China's electric vehicle market grew by 31% over the past year while sales were down across the EU and U.K., data shows.
What Happened: EV researcher Rho Motion revealed that 1.4 million EVs were sold globally in July, bringing the year-to-date sales figure up to 8.4 million.
Regional disparities continue to grow while EU and UK sales fell year-on-year by 8% compared to data sourced last July.
Here's a breakdown of the findings:
- Globally, the market continues to show strong growth, up 21% compared to the same period (January-July) in 2023.
- Battery Electric Vehicles (BEVs) represent 65% of sales in 2024 so far.
- Plug-in hybrids (PHEVs) represent 35% of sales (PHEV market share grew by 5% points compared to the same period in 2023)
- France's EV market grew by 6% during the first half of the year
- Germany EV sales were weaker, likely due to the subsidy ending last year.
- The EU, UK saw sales fall 28% between June and July likely due to tariffs
- In the US and Canada, EV sales have grown by 10% year-to-date between January and July compared to the same timeframe in 2023.

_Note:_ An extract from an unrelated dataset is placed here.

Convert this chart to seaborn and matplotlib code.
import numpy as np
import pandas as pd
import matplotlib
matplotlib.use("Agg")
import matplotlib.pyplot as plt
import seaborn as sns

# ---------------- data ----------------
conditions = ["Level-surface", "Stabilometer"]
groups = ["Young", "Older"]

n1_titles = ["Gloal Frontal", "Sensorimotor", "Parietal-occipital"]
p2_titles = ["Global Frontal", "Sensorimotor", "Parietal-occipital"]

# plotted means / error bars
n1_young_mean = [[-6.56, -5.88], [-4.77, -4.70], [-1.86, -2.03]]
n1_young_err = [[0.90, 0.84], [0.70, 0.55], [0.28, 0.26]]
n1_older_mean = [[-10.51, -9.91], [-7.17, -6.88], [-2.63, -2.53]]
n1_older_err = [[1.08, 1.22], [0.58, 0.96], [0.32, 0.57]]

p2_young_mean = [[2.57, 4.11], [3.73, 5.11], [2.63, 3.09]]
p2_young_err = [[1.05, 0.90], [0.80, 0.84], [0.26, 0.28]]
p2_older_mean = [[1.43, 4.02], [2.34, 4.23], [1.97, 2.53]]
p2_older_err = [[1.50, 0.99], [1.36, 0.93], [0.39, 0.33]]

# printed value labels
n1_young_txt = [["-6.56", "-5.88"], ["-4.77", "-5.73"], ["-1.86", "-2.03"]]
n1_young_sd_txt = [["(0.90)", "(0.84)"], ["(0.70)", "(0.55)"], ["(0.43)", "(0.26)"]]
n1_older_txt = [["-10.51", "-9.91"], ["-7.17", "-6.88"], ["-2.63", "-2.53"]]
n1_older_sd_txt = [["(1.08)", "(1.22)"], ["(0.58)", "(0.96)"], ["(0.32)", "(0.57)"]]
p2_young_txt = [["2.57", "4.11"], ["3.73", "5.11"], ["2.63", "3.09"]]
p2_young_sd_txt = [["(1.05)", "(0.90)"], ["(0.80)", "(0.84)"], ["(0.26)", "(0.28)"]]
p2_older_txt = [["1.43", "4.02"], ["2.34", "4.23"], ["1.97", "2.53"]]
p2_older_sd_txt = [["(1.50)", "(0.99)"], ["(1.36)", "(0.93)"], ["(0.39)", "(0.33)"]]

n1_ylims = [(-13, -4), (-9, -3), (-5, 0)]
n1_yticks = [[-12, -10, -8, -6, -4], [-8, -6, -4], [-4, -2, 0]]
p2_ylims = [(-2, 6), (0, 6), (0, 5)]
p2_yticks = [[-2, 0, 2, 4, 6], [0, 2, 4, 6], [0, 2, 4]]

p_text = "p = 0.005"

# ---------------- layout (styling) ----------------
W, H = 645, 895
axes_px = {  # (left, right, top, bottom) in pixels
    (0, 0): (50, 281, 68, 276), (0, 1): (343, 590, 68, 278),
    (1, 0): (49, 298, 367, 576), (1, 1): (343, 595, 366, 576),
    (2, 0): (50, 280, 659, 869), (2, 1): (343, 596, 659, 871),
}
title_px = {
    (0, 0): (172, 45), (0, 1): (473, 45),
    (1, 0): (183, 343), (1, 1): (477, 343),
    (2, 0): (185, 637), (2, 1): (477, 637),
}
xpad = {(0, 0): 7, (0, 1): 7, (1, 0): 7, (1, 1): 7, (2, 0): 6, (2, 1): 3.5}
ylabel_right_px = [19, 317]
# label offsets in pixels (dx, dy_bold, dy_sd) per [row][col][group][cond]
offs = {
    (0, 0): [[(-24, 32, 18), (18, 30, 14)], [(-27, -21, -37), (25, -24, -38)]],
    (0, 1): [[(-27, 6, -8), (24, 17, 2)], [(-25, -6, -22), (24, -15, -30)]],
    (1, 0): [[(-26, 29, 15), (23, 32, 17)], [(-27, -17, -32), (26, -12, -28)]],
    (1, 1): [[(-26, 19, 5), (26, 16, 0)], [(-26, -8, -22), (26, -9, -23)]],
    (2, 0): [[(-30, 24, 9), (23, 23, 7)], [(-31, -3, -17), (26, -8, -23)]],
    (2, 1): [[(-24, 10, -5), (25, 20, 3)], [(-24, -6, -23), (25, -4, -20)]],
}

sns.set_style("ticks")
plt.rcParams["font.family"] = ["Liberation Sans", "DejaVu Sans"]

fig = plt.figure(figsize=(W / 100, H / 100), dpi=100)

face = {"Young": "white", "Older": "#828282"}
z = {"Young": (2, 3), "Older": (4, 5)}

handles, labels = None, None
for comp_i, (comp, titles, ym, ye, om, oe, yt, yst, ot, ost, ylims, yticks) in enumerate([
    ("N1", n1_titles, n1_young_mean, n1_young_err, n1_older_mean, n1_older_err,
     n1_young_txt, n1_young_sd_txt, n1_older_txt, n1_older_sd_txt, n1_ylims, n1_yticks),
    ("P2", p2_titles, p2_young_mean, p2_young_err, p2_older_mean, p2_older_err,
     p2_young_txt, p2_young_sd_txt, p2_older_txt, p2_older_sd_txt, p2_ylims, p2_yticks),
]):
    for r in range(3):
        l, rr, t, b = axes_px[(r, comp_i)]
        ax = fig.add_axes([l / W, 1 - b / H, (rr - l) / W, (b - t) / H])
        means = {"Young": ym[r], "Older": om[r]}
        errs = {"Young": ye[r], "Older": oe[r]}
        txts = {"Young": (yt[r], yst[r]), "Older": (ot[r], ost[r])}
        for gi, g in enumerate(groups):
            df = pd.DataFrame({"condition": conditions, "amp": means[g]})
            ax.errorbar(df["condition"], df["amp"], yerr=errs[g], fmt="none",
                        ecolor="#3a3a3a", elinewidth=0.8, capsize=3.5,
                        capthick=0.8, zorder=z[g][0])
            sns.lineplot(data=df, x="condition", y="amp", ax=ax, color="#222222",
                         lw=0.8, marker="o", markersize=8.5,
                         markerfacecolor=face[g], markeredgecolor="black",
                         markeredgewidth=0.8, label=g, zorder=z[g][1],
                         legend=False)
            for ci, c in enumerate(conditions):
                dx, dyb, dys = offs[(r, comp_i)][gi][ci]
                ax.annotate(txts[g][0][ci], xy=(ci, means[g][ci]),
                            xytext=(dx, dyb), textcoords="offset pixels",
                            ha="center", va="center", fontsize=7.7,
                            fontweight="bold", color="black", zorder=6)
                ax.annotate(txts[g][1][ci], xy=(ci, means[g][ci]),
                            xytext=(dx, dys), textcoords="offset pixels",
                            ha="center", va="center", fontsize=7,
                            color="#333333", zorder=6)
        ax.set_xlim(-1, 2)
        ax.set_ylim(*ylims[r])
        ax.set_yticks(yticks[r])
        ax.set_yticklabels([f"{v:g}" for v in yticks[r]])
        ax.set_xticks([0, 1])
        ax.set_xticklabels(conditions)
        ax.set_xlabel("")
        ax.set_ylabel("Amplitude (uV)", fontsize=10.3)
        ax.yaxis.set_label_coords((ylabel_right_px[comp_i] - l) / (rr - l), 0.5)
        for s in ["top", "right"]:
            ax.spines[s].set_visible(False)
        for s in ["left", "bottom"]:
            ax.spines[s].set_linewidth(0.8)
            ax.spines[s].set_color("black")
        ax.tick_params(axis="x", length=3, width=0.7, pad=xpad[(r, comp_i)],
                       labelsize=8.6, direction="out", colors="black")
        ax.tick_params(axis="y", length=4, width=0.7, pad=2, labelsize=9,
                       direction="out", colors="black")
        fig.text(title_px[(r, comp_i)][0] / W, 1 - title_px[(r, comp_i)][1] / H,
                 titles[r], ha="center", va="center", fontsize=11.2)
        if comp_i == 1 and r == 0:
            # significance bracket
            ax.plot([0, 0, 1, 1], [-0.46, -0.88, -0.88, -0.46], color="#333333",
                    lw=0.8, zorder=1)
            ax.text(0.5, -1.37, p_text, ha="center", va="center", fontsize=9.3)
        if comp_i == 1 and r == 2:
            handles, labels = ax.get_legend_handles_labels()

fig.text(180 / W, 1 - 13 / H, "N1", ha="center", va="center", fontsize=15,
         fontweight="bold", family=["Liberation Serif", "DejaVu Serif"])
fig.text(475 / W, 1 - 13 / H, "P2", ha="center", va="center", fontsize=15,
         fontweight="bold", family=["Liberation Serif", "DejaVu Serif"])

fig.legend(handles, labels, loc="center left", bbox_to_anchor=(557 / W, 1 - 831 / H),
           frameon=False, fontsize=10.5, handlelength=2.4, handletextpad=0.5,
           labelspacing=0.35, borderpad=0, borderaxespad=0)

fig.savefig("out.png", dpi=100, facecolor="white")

Notably, last month, the European Commission, responsible for the EU's trade policy, imposed provisional tariffs of up to 37.6% on electric vehicles imported from China and has sought input from EU member states in a consultative vote.

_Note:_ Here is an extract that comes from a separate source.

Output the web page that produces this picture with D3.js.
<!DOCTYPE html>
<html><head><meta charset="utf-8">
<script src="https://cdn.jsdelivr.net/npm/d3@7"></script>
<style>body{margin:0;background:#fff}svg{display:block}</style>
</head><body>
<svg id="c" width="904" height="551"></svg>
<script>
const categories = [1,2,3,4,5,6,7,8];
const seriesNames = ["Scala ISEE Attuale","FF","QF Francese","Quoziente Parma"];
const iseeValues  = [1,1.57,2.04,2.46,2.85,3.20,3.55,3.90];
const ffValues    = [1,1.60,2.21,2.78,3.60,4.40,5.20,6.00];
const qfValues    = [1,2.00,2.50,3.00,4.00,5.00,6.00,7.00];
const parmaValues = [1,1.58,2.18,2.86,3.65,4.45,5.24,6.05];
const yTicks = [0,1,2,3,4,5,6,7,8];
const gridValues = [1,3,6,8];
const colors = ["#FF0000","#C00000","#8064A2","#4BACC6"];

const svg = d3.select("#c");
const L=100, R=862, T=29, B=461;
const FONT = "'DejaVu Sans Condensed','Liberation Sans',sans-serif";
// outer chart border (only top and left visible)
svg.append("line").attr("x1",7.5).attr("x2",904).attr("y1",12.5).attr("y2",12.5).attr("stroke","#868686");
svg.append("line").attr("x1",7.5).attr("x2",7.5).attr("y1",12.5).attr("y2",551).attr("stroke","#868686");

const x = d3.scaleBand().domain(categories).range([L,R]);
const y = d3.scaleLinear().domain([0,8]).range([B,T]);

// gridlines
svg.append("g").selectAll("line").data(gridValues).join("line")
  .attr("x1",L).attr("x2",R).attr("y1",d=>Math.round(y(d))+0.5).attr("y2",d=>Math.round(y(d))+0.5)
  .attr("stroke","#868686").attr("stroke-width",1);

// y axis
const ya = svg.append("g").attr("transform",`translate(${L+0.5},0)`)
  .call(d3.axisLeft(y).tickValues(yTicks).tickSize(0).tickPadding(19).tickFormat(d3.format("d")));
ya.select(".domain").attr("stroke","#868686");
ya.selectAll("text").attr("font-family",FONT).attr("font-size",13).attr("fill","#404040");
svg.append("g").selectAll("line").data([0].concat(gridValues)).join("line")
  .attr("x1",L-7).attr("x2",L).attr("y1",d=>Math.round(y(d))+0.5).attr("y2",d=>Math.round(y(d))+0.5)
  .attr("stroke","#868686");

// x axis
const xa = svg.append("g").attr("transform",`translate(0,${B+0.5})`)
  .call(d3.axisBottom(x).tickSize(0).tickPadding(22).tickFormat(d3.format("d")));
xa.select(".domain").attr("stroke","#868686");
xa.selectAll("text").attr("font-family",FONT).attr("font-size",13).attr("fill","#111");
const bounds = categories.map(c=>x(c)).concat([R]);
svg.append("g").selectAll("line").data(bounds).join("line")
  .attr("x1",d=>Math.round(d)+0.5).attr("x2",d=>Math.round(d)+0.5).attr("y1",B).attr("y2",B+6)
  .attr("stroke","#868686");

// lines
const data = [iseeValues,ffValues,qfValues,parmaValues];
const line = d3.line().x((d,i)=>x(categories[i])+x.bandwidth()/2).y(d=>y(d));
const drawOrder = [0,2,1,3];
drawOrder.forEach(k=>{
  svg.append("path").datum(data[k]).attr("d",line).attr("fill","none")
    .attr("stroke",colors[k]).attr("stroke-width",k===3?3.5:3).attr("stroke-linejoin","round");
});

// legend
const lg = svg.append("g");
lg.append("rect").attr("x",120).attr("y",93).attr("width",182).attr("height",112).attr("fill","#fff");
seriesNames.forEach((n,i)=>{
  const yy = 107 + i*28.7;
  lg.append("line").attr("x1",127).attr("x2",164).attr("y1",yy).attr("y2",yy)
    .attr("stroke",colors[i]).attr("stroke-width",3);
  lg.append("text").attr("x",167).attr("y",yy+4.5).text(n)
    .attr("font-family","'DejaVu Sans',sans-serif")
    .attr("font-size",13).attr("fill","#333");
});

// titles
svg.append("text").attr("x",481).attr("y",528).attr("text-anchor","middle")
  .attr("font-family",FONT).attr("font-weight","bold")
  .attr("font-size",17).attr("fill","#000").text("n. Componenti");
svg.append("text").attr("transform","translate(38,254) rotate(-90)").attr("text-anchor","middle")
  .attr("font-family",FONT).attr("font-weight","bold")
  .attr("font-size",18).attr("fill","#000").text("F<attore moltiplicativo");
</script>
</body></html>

The report states that the tariffs will have a lesser impact on Tesla, Inc. (NASDAQ: TSLA), which manufactures in Berlin, and Chinese EV giant BYD Co., Ltd. (OTC: BYDDF), whose European presence is limited.
Earlier this month, pure EV sales of BYD fell to 130,000 units in July, marking a nearly 4% dip from the corresponding month of last year and raising concerns about dwindling EV demand.